To be added to the list, a country must satisfy all three criteria. In addition, since the fundamental meaning of the LDC category, i.e. the recognition of structural handicaps, excludes large economies, the population must not exceed 75 million. To become eligible for graduation, a country must reach threshold levels for graduation for at least two of the aforementioned three criteria, or its GNI per capita must exceed at least twice the threshold level, and the likelihood that the level of GNI per capita is sustainable must be deemed high. (www.un.org/ohrlls)

 

With regard to the 2006 triennial review of the list, the CDP recommended that Papua New Guinea be included in, and Samoa be graduated from, the list of least developed countries.
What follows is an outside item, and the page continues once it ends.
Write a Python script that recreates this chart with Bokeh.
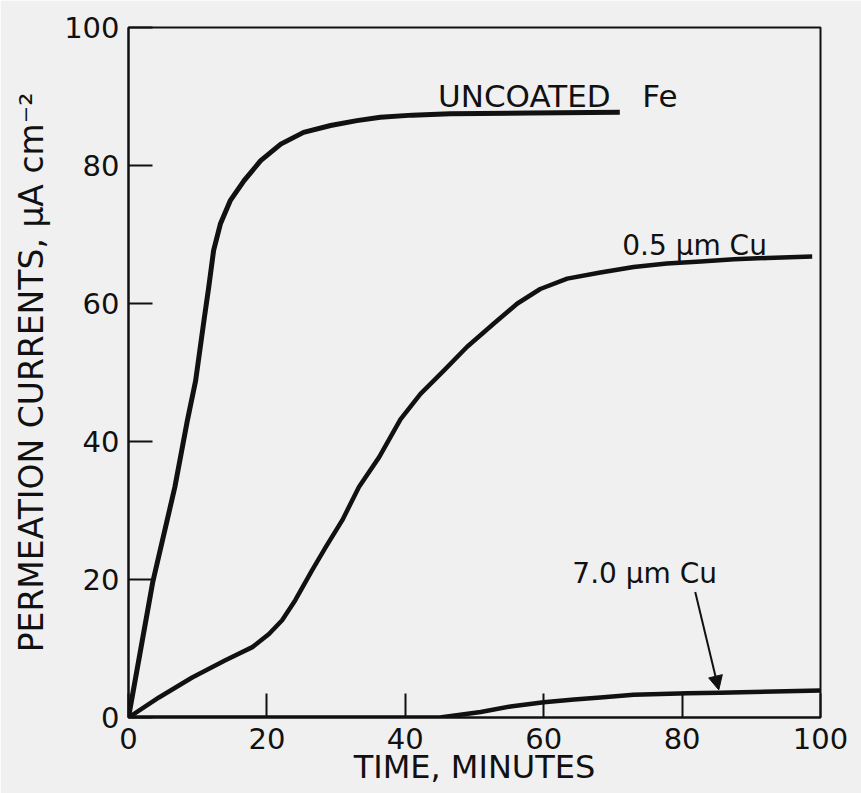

Equatorial Guinea, Kiribati, Tuvalu and Vanuatu were found eligible for graduation for the first time by the Committee. The General Assembly in its recent resolutions (59/209, 59/210 and 60/33) decided on the graduation of Cape Verde at the end of 2007 and Maldives in January 2011.

 

At the end of 2007, Cape Verde became the only second country to graduate from the LDC group since its establishment in 1974. Botswana left the group in 1994.